In this thesis we report on the construction and use of a laser based, intracavity polarimeter. Two orthogonally polarized modes were produced by optically pumping an Na _2 ring laser. The change in the beat frequency between the two modes is a measure of any extra birefringence inserted into the cavity, provided the axes of the birefringence are aligned with the polarization modes of the laser. The sensitivity obtained, to changes in the birefringence, was 13 nrad/sqrt{ rm Hz}. We used the polarimeter to measure the Kerr constant in several gases. The beat frequency was modulated by applying an ac electric field to an intracavity Kerr cell. The experiments were performed at the minimum in the static beat frequency to eliminate effects due to electrostriction. There remained a small systematic bias to the measurements due to frequency pulling by the gain medium. A correction factor of the order of 2% was determined from a combination of spectroscopic and laser measurements. We measured the Kerr effect in He, Ne, H _2 and N_2 as a function of pressure with this new type of polarimeter. From the portion depending linearly on density, we determined the Kerr hyperpolarizability of the free molecules with a precision of 1%. For the electronic part of the hyperpolarizability our results agree, at the 95% confidence level, with very recent Kerr measurements and theoretical calculations.
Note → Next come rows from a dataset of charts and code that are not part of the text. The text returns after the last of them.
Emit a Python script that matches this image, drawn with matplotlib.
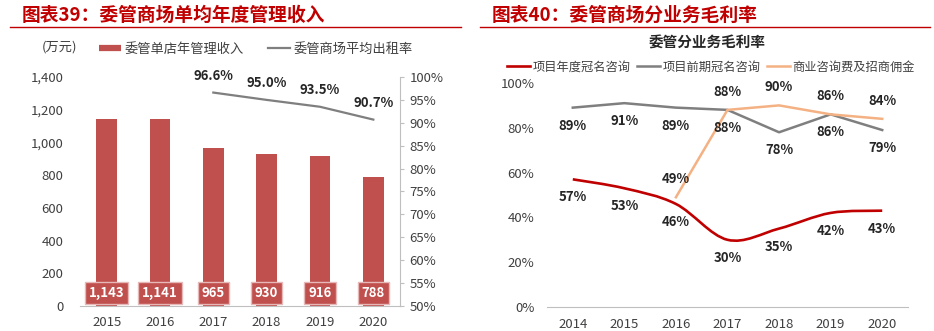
import matplotlib
matplotlib.use("Agg")
import matplotlib.pyplot as plt
import numpy as np
from matplotlib.lines import Line2D
from matplotlib.path import Path
from matplotlib.patches import PathPatch

plt.rcParams['font.family'] = ['Noto Sans CJK SC', 'DejaVu Sans']

# ---- data ----
years_l = ["2015", "2016", "2017", "2018", "2019", "2020"]
income = [1143, 1141, 965, 930, 916, 788]
occ_years = ["2017", "2018", "2019", "2020"]
occupancy = [96.6, 95.0, 93.5, 90.7]

years_r = ["2014", "2015", "2016", "2017", "2018", "2019", "2020"]
annual_naming = [57, 53, 46, 30, 35, 42, 43]
early_naming = [89, 91, 89, 88, 78, 86, 79]
biz_years = ["2016", "2017", "2018", "2019", "2020"]
biz_consult = [49, 88, 90, 86, 84]

W, H = 934, 331
RED = '#C00000'
BAR = '#C0504D'
GRAY = '#7F7F7F'
ORANGE = '#F4B183'
TXT = '#404040'


def box(x0, y0, x1, y1):
    return [x0 / W, 1 - y1 / H, (x1 - x0) / W, (y1 - y0) / H]


fig = plt.figure(figsize=(W / 100, H / 100), dpi=100)

# titles
fig.text(22 / W, 1 - 15 / H, '图表39：委管商场单均年度管理收入', color=RED,
         fontsize=13.5, fontweight='bold', style='italic', va='center')
fig.text(492 / W, 1 - 15 / H, '图表40：委管商场分业务毛利率', color=RED,
         fontsize=13.5, fontweight='bold', style='italic', va='center')
fig.add_artist(Line2D([10 / W, 461 / W], [1 - 26.5 / H] * 2, color=RED, lw=1))
fig.add_artist(Line2D([480 / W, 930 / W], [1 - 26.5 / H] * 2, color=RED, lw=1))

# ---- left chart ----
ax = fig.add_axes(box(80, 77, 400, 306))
xl = np.arange(len(years_l))
ax.bar(xl, income, width=0.39, color=BAR, zorder=2)
ax.set_xlim(-0.5, len(years_l) - 0.5)
ax.set_ylim(0, 1400)
ax.set_yticks(range(0, 1401, 200))
ax.set_yticklabels([f'{v:,}' for v in range(0, 1401, 200)])
ax.set_xticks(xl)
ax.set_xticklabels(years_l)
for s in ['top', 'right', 'left']:
    ax.spines[s].set_visible(False)
ax.spines['bottom'].set_color('#BFBFBF')
ax.tick_params(axis='x', length=0, pad=7, labelsize=9.5, labelcolor=TXT)
ax.tick_params(axis='y', length=0, pad=12, labelsize=9.5, labelcolor=TXT)
for x, v in zip(xl, income):
    ax.annotate(f'{v:,}', (x, 0), xytext=(0, 9.5), textcoords='offset points',
                ha='center', va='center', color='white', fontsize=9.5, fontweight='bold',
                bbox=dict(boxstyle='square,pad=0.3', fc=BAR, ec='#E6B8B7', lw=1), zorder=3)

ax2 = ax.twinx()
ax2.set_ylim(50, 100)
ax2.set_yticks(range(50, 101, 5))
ax2.set_yticklabels([f'{v}%' for v in range(50, 101, 5)])
xo = [years_l.index(y) for y in occ_years]
ax2.plot(xo, occupancy, color=GRAY, lw=1.6)
for x, v in zip(xo, occupancy):
    ax2.annotate(f'{v:.1f}%', (x, v), xytext=(0, 12), textcoords='offset points',
                 ha='center', va='center', fontsize=9.5, fontweight='bold', color='#262626')
for s in ['top', 'left', 'bottom']:
    ax2.spines[s].set_visible(False)
ax2.spines['right'].set_color('#BFBFBF')
ax2.tick_params(axis='y', length=3, color='#BFBFBF', pad=4, labelsize=9.5, labelcolor=TXT)

fig.text(42 / W, 1 - 47 / H, '(万元)', fontsize=9.5, color=TXT, va='center')
hl = [Line2D([], [], color=BAR, lw=4.5, solid_capstyle='butt'),
      Line2D([], [], color=GRAY, lw=1.6)]
fig.legend(hl, ['委管单店年管理收入', '委管商场平均出租率'], loc='center left',
           bbox_to_anchor=(99 / W, 1 - 49 / H), ncol=2, frameon=False, fontsize=9.5,
           handlelength=1.7, handletextpad=0.25, columnspacing=1.8,
           borderpad=0, borderaxespad=0, labelcolor=TXT)

# ---- right chart ----
bx = fig.add_axes(box(547, 83, 908, 307))
xr = np.arange(len(years_r))
bx.set_xlim(-0.5, len(years_r) - 0.5)
bx.set_ylim(0, 100)
bx.set_yticks(range(0, 101, 20))
bx.set_yticklabels([f'{v}%' for v in range(0, 101, 20)])
bx.set_xticks(xr)
bx.set_xticklabels(years_r)
for s in ['top', 'right', 'left']:
    bx.spines[s].set_visible(False)
bx.spines['bottom'].set_color('#BFBFBF')
bx.tick_params(axis='x', length=0, pad=8, labelsize=9.5, labelcolor=TXT)
bx.tick_params(axis='y', length=0, pad=9, labelsize=9.5, labelcolor=TXT)


def smooth_path(xs, ys):
    # Catmull-Rom style Bezier through the data points
    pts = np.column_stack([xs, ys]).astype(float)
    verts = [pts[0]]
    codes = [Path.MOVETO]
    n = len(pts)
    for i in range(n - 1):
        p0 = pts[max(i - 1, 0)]
        p1 = pts[i]
        p2 = pts[i + 1]
        p3 = pts[min(i + 2, n - 1)]
        verts += [p1 + (p2 - p0) / 6, p2 - (p3 - p1) / 6, p2]
        codes += [Path.CURVE4] * 3
    return Path(verts, codes)


bx.add_patch(PathPatch(smooth_path(xr, annual_naming), fc='none', ec=RED, lw=1.9,
                       zorder=3))
bx.plot(xr, early_naming, color=GRAY, lw=1.8)
xb = [years_r.index(y) for y in biz_years]
bx.plot(xb, biz_consult, color=ORANGE, lw=1.8)

for x, v in zip(xr, annual_naming):
    bx.annotate(f'{v}%', (x, v), xytext=(0, -13), textcoords='offset points',
                ha='center', va='center', fontsize=9.5, fontweight='bold', color='#262626')
for x, v in zip(xr, early_naming):
    bx.annotate(f'{v}%', (x, v), xytext=(0, -13), textcoords='offset points',
                ha='center', va='center', fontsize=9.5, fontweight='bold', color='#262626')
for x, v in zip(xb, biz_consult):
    bx.annotate(f'{v}%', (x, v), xytext=(0, 13), textcoords='offset points',
                ha='center', va='center', fontsize=9.5, fontweight='bold', color='#262626')

fig.text(707 / W, 1 - 43 / H, '委管分业务毛利率', fontsize=10.5, fontweight='bold',
         color='#262626', ha='center', va='center')
hr = [Line2D([], [], color=RED, lw=1.9), Line2D([], [], color=GRAY, lw=1.8),
      Line2D([], [], color=ORANGE, lw=1.8)]
fig.legend(hr, ['项目年度冠名咨询', '项目前期冠名咨询', '商业咨询费及招商佣金'],
           loc='center left', bbox_to_anchor=(507 / W, 1 - 67 / H), ncol=3,
           frameon=False, fontsize=8.8, handlelength=1.9, handletextpad=0.2,
           columnspacing=0.5, borderpad=0, borderaxespad=0, labelcolor=TXT)

fig.savefig('out.png', dpi=100)
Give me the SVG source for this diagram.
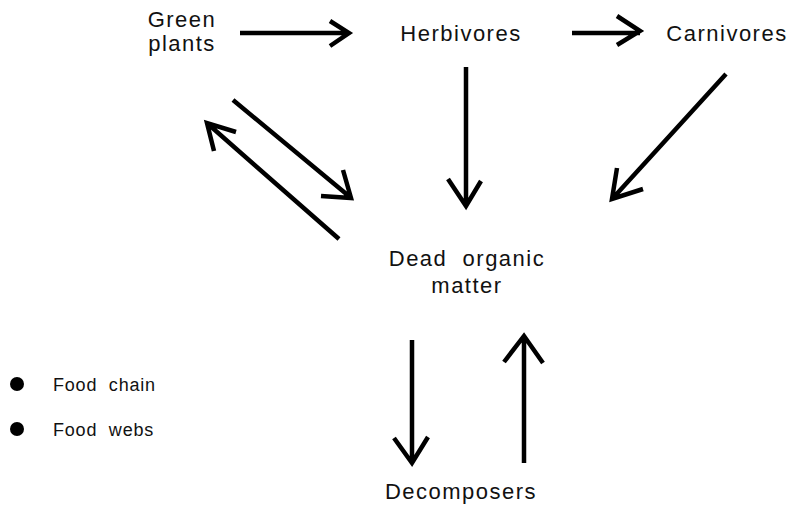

This is important since accurate Kerr measurements are difficult and it is essential, for confirming the calculations, that two totally different types of measurements yield results that agree with each other and with theory. For the rotational contribution to the hyperpolarizability, our results for H_2 taken with those of others indicate that further modeling or theoretical work is required in this area.